Store the new node in the global data structure. In a multi-threaded setting, the index data guard should be held by the caller with an exclusive lock.

Parameters:

data – The vector to add.
label – The label (meta-data) of the vector.
new_node_id – The id of the new node.

template<typename data_type> inline void addBatch(void *data, std::vector<label_t> &labels, int ef_construction, int num_initializations = 100)

Adds vectors to the index in batches.

This method is responsible for adding vectors in batches, represented by data, to the underlying graph. Each vector is associated with a label provided in the labels vector. The method efficiently handles concurrent additions by dividing the workload among multiple threads, defined by _num_threads.

The method ensures thread safety by employing locking mechanisms at the node level in the underlying connectNeighbors and beamSearch methods. This allows multiple threads to safely add vectors to the index without causing data races or inconsistencies in the graph structure.

Parameters:

data – Pointer to the array of vectors to be added.
labels – A vector of labels corresponding to each vector in data.
ef_construction – Parameter for controlling the size of the dynamic candidate list during the construction of the graph.
num_initializations – Number of initializations for the search algorithm. Must be greater than 0.

Throws:

std::invalid_argument – Thrown if `num_initializations` is less than or equal to 0.
std::runtime_error – Thrown if the maximum number of nodes in the index is reached.

inline void add(void *data, label_t &label, int ef_construction, int num_initializations)

Adds a single vector to the index.

This method is called internally by addBatch for each vector in the batch. The method ensures thread safety by using locking primitives, allowing it to be safely used in a multi-threaded environment.

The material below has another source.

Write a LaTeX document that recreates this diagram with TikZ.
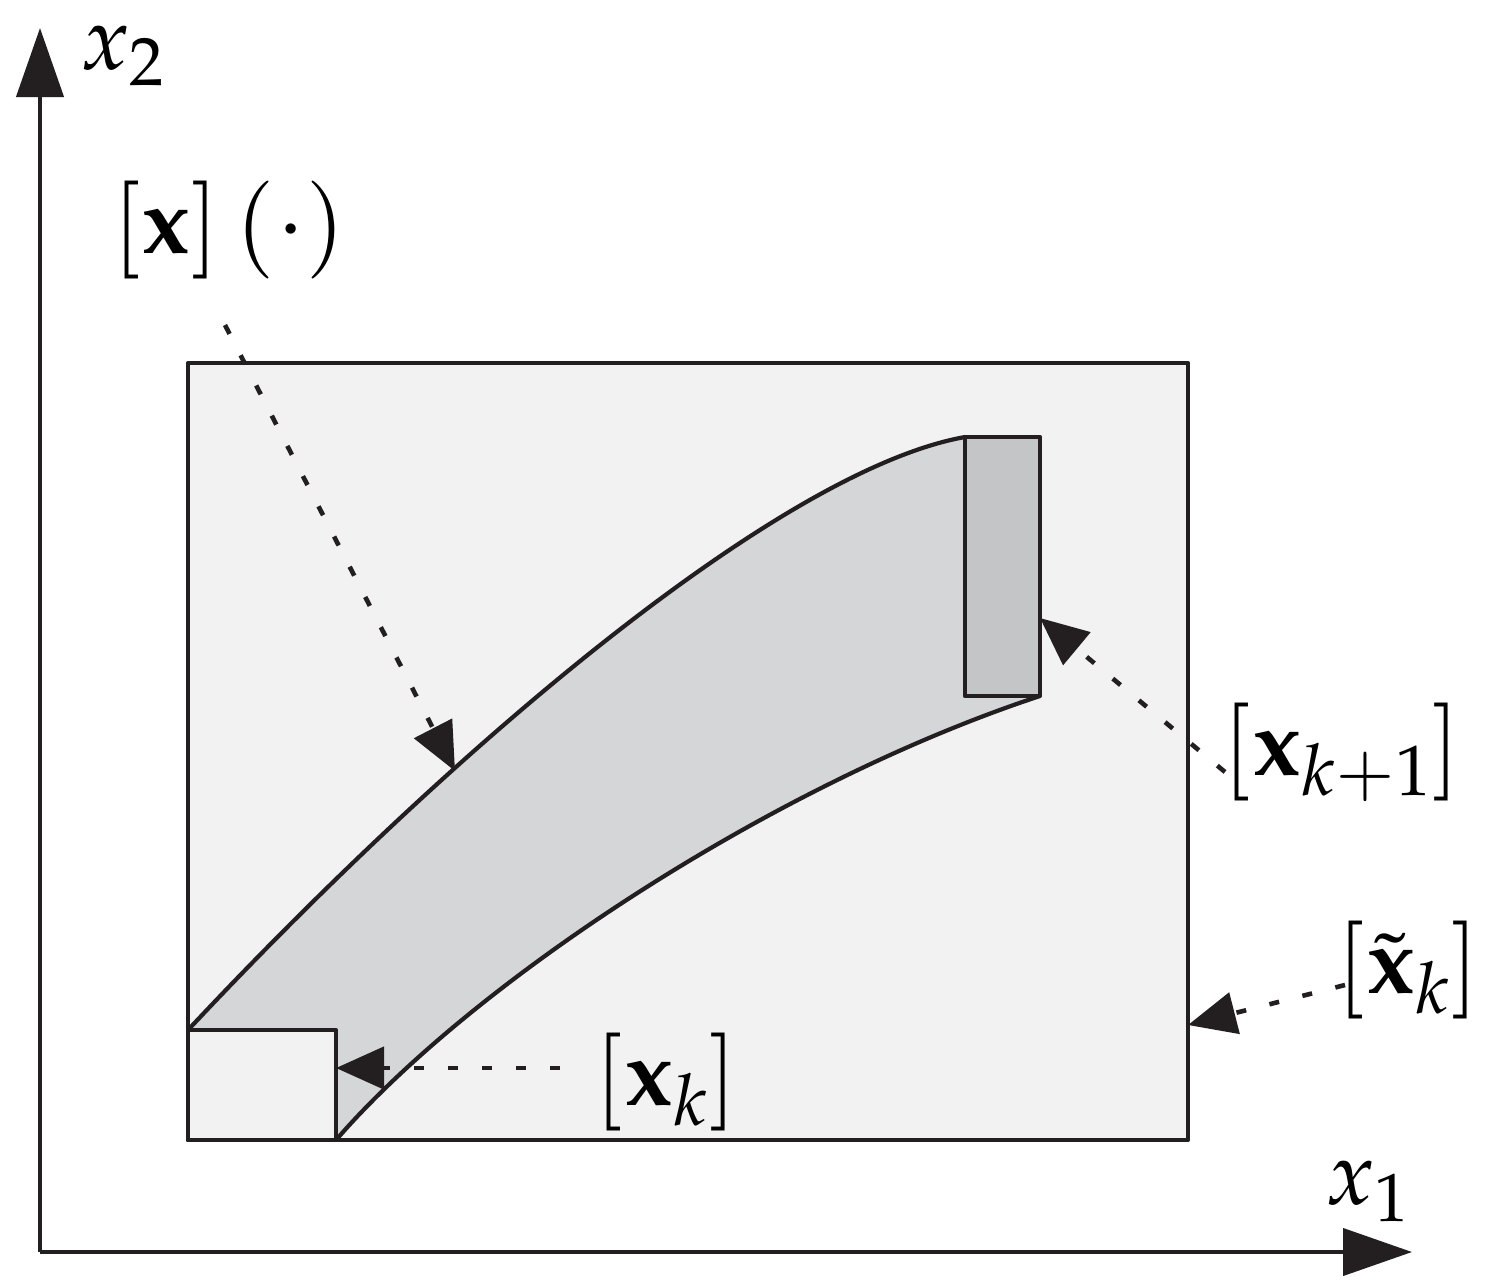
\documentclass[tikz,border=0pt]{standalone}
\usepackage{mathpazo}
\usetikzlibrary{arrows.meta}
\definecolor{ink}{HTML}{231F20}
\definecolor{domainfill}{HTML}{F2F2F2}
\definecolor{tubefill}{HTML}{D5D6D8}
\definecolor{boxfill}{HTML}{C4C5C7}
\tikzset{
  outline/.style={draw=ink, line width=2.1pt, line join=round},
  axisline/.style={draw=ink, line width=2.1pt, -{Triangle[length=34.5pt,width=23.5pt]}},
  pointer/.style={draw=ink, line width=2.3pt, dash pattern=on 5pt off 12pt, -{Triangle[length=24pt,width=21pt]}},
  lbl/.style={inner sep=0pt, font=\fontsize{47}{56}\selectfont},
  axlbl/.style={inner sep=0pt, font=\fontsize{45}{54}\selectfont},
}
\begin{document}
\begin{tikzpicture}[x=0.5pt,y=-0.5pt]
\useasboundingbox (0,0) rectangle (1492,1286);
% coordinates
\coordinate (O) at (40,1252);
\coordinate (Xend) at (1412,1252);
\coordinate (Yend) at (40,28);
\coordinate (Dtl) at (188,363);
\coordinate (Dbr) at (1188,1140);
\coordinate (Ktl) at (188,1030);
\coordinate (Kbr) at (336,1140);
\coordinate (Ntl) at (965,437);
\coordinate (Nbr) at (1040,696);
% outer domain
\path[outline, fill=domainfill] (Dtl) rectangle (Dbr);
% tube
\path[fill=tubefill] (Ktl) .. controls (450,750) and (780,470) .. (Ntl)
  -- (Nbr) .. controls (770,785) and (470,985) .. (Kbr) -- (336,1030) -- cycle;
\draw[outline] (Ktl) .. controls (450,750) and (780,470) .. (Ntl);
\draw[outline] (Kbr) .. controls (470,985) and (770,785) .. (Nbr);
% boxes
\path[outline, fill=domainfill] (Ktl) rectangle (Kbr);
\path[outline, fill=boxfill] (Ntl) rectangle (Nbr);
% axes
\draw[axisline] (O) -- (Xend);
\draw[axisline] (O) -- (Yend);
% labels
\node[axlbl, anchor=south west] (x2) at (80,86) {$x_2$};
\node[axlbl, anchor=south west] (x1) at (1325,1222) {$x_1$};
\node[lbl] (tube) at (229,230) {$\left[\mathbf{x}\right]\left(\cdot\right)$};
\node[lbl] (next) at (1342,752) {$\left[\mathbf{x}_{k+1}\right]$};
\node[lbl] (tilde) at (1408,970) {$\left[\tilde{\mathbf{x}}_k\right]$};
\node[lbl] (cur) at (666,1082) {$\left[\mathbf{x}_k\right]$};
% pointer ends
\coordinate (p1s) at (225,325);
\coordinate (p1e) at (455,771);
\coordinate (p2s) at (1225,772);
\coordinate (p2e) at (1040,618);
\coordinate (p3s) at (1345,985);
\coordinate (p3e) at (1188,1025);
\coordinate (p4s) at (560,1068);
\coordinate (p4e) at (336,1068);
\draw[pointer] (p1s) -- (p1e);
\draw[pointer] (p2s) -- (p2e);
\draw[pointer] (p3s) -- (p3e);
\draw[pointer] (p4s) -- (p4e);
\end{tikzpicture}
\end{document}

The method first checks if the current number of nodes has reached the maximum capacity. If so, it throws a runtime error. It then locks the index structure to prevent concurrent modifications while allocating a new node. After unlocking, it connects the new node to its neighbors in the graph.

Parameters:

data – Pointer to the vector data being added.
label – Label associated with the vector.
ef_construction – Parameter controlling the size of the dynamic candidate list during the construction of the graph.
num_initializations – Number of initializations for the search algorithm.

Throws:

std::runtime_error – Thrown if the maximum number of nodes is reached.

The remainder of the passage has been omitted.